Clearly, the availability of cheap technology and analytics has set the stage for extremely short-term holding periods and time horizons, fostered the rise of high-frequency traders, and brought about considerable industry, regulatory and political discussion as to the merits and detriments of such practices. Regardless of one's view as to whether or not such changes are beneficial to overall market operations, no one denies that they have in fact occurred.
Changes in investment horizon and analytics have shifted the overall trading and investment environment. Still, this hasn't altered the fundamental objective of data analysis or the underlying means by which it's performed. On the short end, firms that garner returns through extremely short holding periods still examine time series data for opportunities, just more of them across increasingly smaller windows.
The former "short-term" traders who can no longer play in the smallest window must make do examining data in longer windows.
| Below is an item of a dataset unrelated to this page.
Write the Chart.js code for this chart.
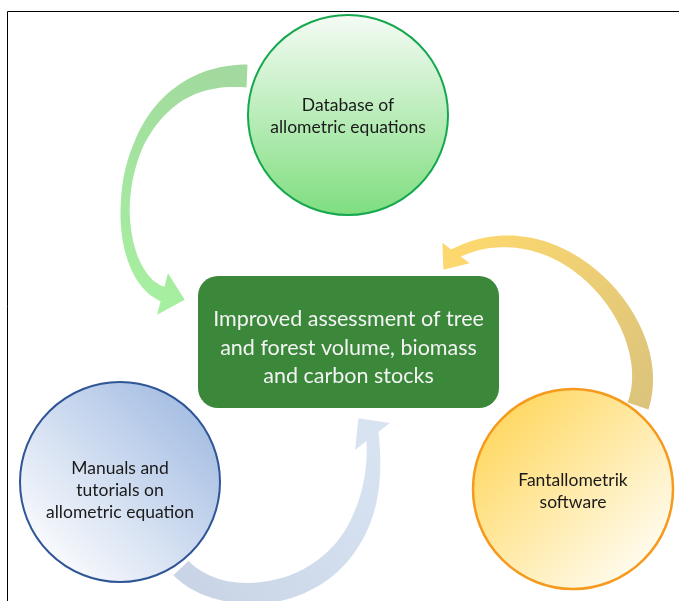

Then there are new, ancillary data types working their way into the information equation, such as news made actionable for trading triggers. While all of the above are legitimate topics for discussion and analysis in their own right, none invalidates that the premise and underlying use of data is the same as it has always been: to look for return-generating opportunities for a given level of risk.
The trading and investment landscape has changed over the years. A substantial element of these changes has been from technology-driven initiatives. On the surface, it may be plausible to suggest that the use of data has changed as well. However, this fundamentally is not the case. Certainly, particular elements of data handling and analysis have changed and evolved. The overarching principles of alpha generation still apply.